Дойдя до реки, они остановились.
— Нгиа, — спросил наконец Панг, — а что Правительство далеко от нас или близко?
Нгиа, однако, понял все на свой лад, засмеялся и похлопал его по плечу:
— Наш уездный комитет, к примеру, — это Правительство, и деревенский староста — тоже Правительство, товарищ Панг!
Вот здорово! Ведь не раз в трудных спорах разгоряченный Панг и сам твердил односельчанам: «Правительство — это я и ты, и он, все мы — Правительство». И Нгиа говорит то же самое — слово в слово! Конечно же, это обрадовало Панга, но другие вопросы… Вон их еще сколько!
А Нгиа, довольный удачным своим ответом, продолжал улыбаться. И тут он вспомнил, что хотел узнать у Панга о старике, в деме которого провел ночь.
— Старик этот — шаман, — сказал Панг.
— Вот оно что! — воскликнул Нгиа. — То-то он все толковал про духов да оборотней.
Услыхав о шамане и злых духах, Панг почувствовал, как сердце его опять сжал страх — он подумал о больном сынишке.
Но Нгиа уже ушел.
Поднявшись до середины склона, он обернулся и увидел, что Панг все еще стоит внизу и глядит ему вслед, Нгиа был тронут этим молчаливым проявлением преданности.
Потом, отъехав подальше, он задумался о вчерашней беседе. Да, пока еще все его замыслы существуют лишь на словах. А он-то размечтался, считая проблемы Наданга решенными раз и навсегда… Впрочем, когда люди отсюда пойдут в Финша строить склад да поработают там вместе со всеми, это должно их приободрить.
Покидая деревушку, он вдруг почувствовал какую-то грусть — совсем как в войну, когда уходил с обжитой базы…
В полдень через Наданг прошли какие-то чужаки. Когда они исчезли, по деревне разнесся слух: «Государь мео вернулся и поднял бунт в Финша!..»
И Наданг, собравшийся было на стройку, вдруг затих. Все опять ушли в поле. Тщетно звал и уговаривал их Панг. Деревушка зарылась в густые дождевые тучи и умолкла — будто вымерла.
А Нгиа возвращался в Финша. Весь день за вершины гор цеплялись темные набухшие влагой тучи, потом оседали, изливая один за другим глухо шумевшие дожди. Человек и конь то вымокали насквозь, то обсыхали, потом опять мокли и обсыхали снова. Едва дождь унимался — вспыхивало солнце и всадника с лошадью окутывали клубы пара, густого как дым.
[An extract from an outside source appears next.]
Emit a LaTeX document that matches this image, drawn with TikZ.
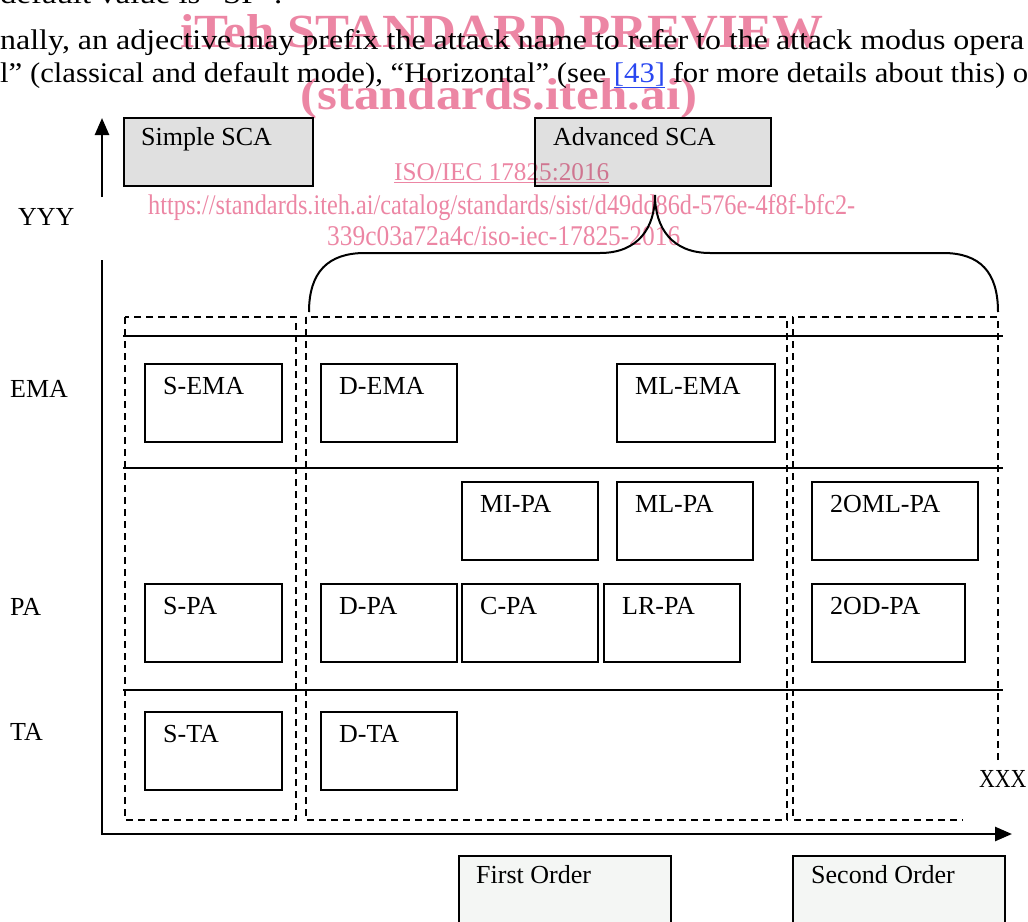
\documentclass[tikz,border=0pt]{standalone}
\usepackage{fontspec}
\setmainfont{Liberation Serif}
\usetikzlibrary{arrows.meta}
\definecolor{wmpink}{RGB}{236,134,164}
\definecolor{linkblue}{RGB}{40,70,240}
\definecolor{scagray}{RGB}{224,224,224}
\definecolor{ordergray}{RGB}{244,246,244}
\newcommand\attackcell[6]{%
  \node[cell, minimum width=#4pt, minimum height=#5pt] (#1) at (#2,#3) {};
  \node[celltext] (#1-t) at ([shift={(18,30)}]#1.north west) {#6};}
\begin{document}
\begin{tikzpicture}[x=1pt,y=-1pt,
  cell/.style={draw, line width=1.6pt, anchor=north west, inner sep=0, outer sep=0},
  headbox/.style={cell, fill=scagray, line width=1.9pt},
  orderbox/.style={cell, fill=ordergray, line width=1.7pt},
  celltext/.style={anchor=base west, inner sep=0, font=\fontsize{26}{30}\selectfont},
  bodytext/.style={anchor=base west, inner sep=0},
  wmtext/.style={anchor=base west, inner sep=0, text=wmpink},
  rowline/.style={line width=1.5pt},
  groupline/.style={line width=1.4pt, dash pattern=on 7pt off 5pt},
  axisline/.style={line width=2.6pt, line join=miter},
  bracket/.style={line width=2pt},
  tip/.style={-{Triangle[length=17pt,width=14pt]}}]
\useasboundingbox (0,0) rectangle (1028,921);
\clip (0,0) rectangle (1028,921);

% running paragraph above the figure
\node[bodytext] (para1) at (0,3)
  {\resizebox{282pt}{20pt}{\fontsize{30}{33}\selectfont default value is “SP”.}};
\node[bodytext] (para2) at (0,49)
  {\resizebox{1024pt}{20pt}{\fontsize{30}{33}\selectfont nally, an adjective may prefix the attack name to refer to the attack modus opera}};
\node[bodytext] (para3) at (0,82)
  {\resizebox{1028pt}{20pt}{\fontsize{30}{33}\selectfont l” (classical and default mode), “Horizontal” (see \textcolor{linkblue}{\underline{[43]}} for more details about this) o}};

% category headers
\node[headbox, minimum width=189pt, minimum height=68pt] (simplesca) at (124,118) {};
\node[celltext] (simplesca-t) at ([shift={(17,27)}]simplesca.north west) {Simple SCA};
\node[headbox, minimum width=236pt, minimum height=68pt] (advsca) at (535,118) {};
\node[celltext] (advsca-t) at ([shift={(18,27)}]advsca.north west) {Advanced SCA};

% order boxes below the horizontal axis
\node[orderbox, minimum width=212pt, minimum height=90pt] (firstorder) at (459,856) {};
\node[celltext] (firstorder-t) at ([shift={(17,27)}]firstorder.north west) {First Order};
\node[orderbox, minimum width=212pt, minimum height=90pt] (secondorder) at (793,856) {};
\node[celltext] (secondorder-t) at ([shift={(18,27)}]secondorder.north west) {Second Order};

% axes
\coordinate (ylow) at (102,197);
\coordinate (yhigh) at (102,118);
\coordinate (yaxis) at (102,260);
\coordinate (orig) at (102,834);
\coordinate (xend) at (1012,834);
\draw[axisline, tip] (ylow) -- (yhigh);
\draw[axisline, tip] (yaxis) -- (orig) -- (xend);
\node[celltext] (yyy) at (18,225) {YYY};
\node[celltext] (xxx) at (979,787) {\scalebox{0.84}[1]{XXX}};

% row labels and row separators
\node[celltext] (ema) at (10,397) {EMA};
\node[celltext] (pa) at (10,615) {PA};
\node[celltext] (ta) at (10,740) {TA};
\draw[rowline] (123,336) -- (1003,336);
\draw[rowline] (123,468) -- (1003,468);
\draw[rowline] (123,690) -- (1003,690);

% attack groups
\draw[groupline] (125,317) rectangle (296,820);
\draw[groupline] (306,317) rectangle (787,820);
\draw[groupline] (998,760) -- (998,317) -- (793,317) -- (793,820) -- (963,820);

% attacks
\attackcell{sema}{145}{364}{137}{78}{S-EMA}
\attackcell{dema}{321}{364}{136}{78}{D-EMA}
\attackcell{mlema}{617}{364}{158}{78}{ML-EMA}
\attackcell{mipa}{462}{482}{136}{78}{MI-PA}
\attackcell{mlpa}{617}{482}{136}{78}{ML-PA}
\attackcell{twoomlpa}{812}{482}{166}{78}{2OML-PA}
\attackcell{spa}{145}{584}{137}{78}{S-PA}
\attackcell{dpa}{321}{584}{136}{78}{D-PA}
\attackcell{cpa}{462}{584}{136}{78}{C-PA}
\attackcell{lrpa}{604}{584}{136}{78}{LR-PA}
\attackcell{twoodpa}{812}{584}{153}{78}{2OD-PA}
\attackcell{sta}{145}{712}{137}{78}{S-TA}
\attackcell{dta}{321}{712}{136}{78}{D-TA}

% brace grouping the advanced attacks
\coordinate (bracetip) at ([shift={(2,9)}]advsca.south);
\coordinate (braceleft) at (309,312);
\coordinate (braceright) at (998,312);
\draw[bracket] (braceleft) .. controls (309,272) and (328,253) .. (365,253)
  -- (600,253) .. controls (638,253) and (655,228) .. (bracetip)
  .. controls (655,228) and (672,253) .. (710,253)
  -- (943,253) .. controls (980,253) and (998,272) .. (braceright);

% publisher watermark
\begin{scope}[blend mode=multiply]
\node[wmtext] (wm1) at (180,47)
  {\resizebox{643pt}{33pt}{\fontsize{48}{50}\selectfont\bfseries iTeh STANDARD PREVIEW}};
\node[wmtext] (wm2) at (300,109)
  {\resizebox{397pt}{31pt}{\fontsize{45}{50}\selectfont\bfseries (standards.iteh.ai)}};
\node[wmtext] (wm3) at (394,180)
  {\resizebox{215pt}{17pt}{\fontsize{25}{28}\selectfont\underline{ISO/IEC 17825:2016}}};
\node[wmtext] (wm4) at (148,214)
  {\resizebox{707pt}{20pt}{\fontsize{28}{30}\selectfont https://standards.iteh.ai/catalog/standards/sist/d49dd86d-576e-4f8f-bfc2-}};
\node[wmtext] (wm5) at (327,245)
  {\resizebox{353pt}{19pt}{\fontsize{28}{30}\selectfont 339c03a72a4c/iso-iec-17825-2016}};
\end{scope}
\end{tikzpicture}
\end{document}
Но Нгиа упрямо ехал вперед.
Он беспокоился: вот-вот начнутся ливни, нахлынет паводок, а запас соли для Финша на все это дождливое время так и лежит в городе на складе, дожидаясь, когда за ним пришлют вьючных лошадей. Надо срочно вывозить соль…
— Ну как, повидал Панга? — спросил председатель Тоа.
Нгиа рассказал ему про Наданг.
— Значит, этот мерзавец опять прячет у себя бандитов из Лаоса! — стал кипятиться Тоа. — Ведь я в прошлый раз выгнал его, выходит, опять вернулся? Придется снова спуститься туда и задать ему жару. Ну а старый шаман — человек безвредный. Живет себе одиноко в лесу. Он примерно раз в году ходит выжигать соду и заглядывает сюда, в Финша.
— Да нет, все в порядке, — сказал Нгиа, — вам, председатель, нет нужды спускаться туда. Вот придет народ из Наданга на стройку, тогда и поговорим с людьми, разъясним все как есть.
Оставалось еще одно дело. И Нгиа отправился к Тхао Кхаю — прямо домой.
— У старосты Панга, — сказал он, — болен сын: жесточайший понос и вдобавок еще лихорадка.
Для верности Нгиа даже сделал пометку в своем рабочем блокноте.
— Еду туда немедленно, — ответил Кхай.
Нгиа улыбнулся, видя такое усердие.
— Понятно. Как говорится, первое боевое крещение!
* * *
Тхао Кхай собирался в Наданг — к больному сыну старосты Панга, а заодно — сделать и еще кое-какие дела.
В городском отделе здравоохранения перед отъездом в Финша ему как раз поручили обследовать всю округу и объяснить населению пользу санитарии и гигиены, а он до сих пор еще не был в Наданге. И потом, надо было рассказать народу про строительство медпункта — первого в Тэйбаке.
А гигиена, лечение и профилактика болезней — все это здесь в новинку. В горах народ веками — из поколения в поколение — жил в страхе, трепеща перед шаманами, оборотнями и духами. Что ни год — едва начинали желтеть кукурузные листья, наступала пора печалей и скорби: люди болели и гибли во множестве.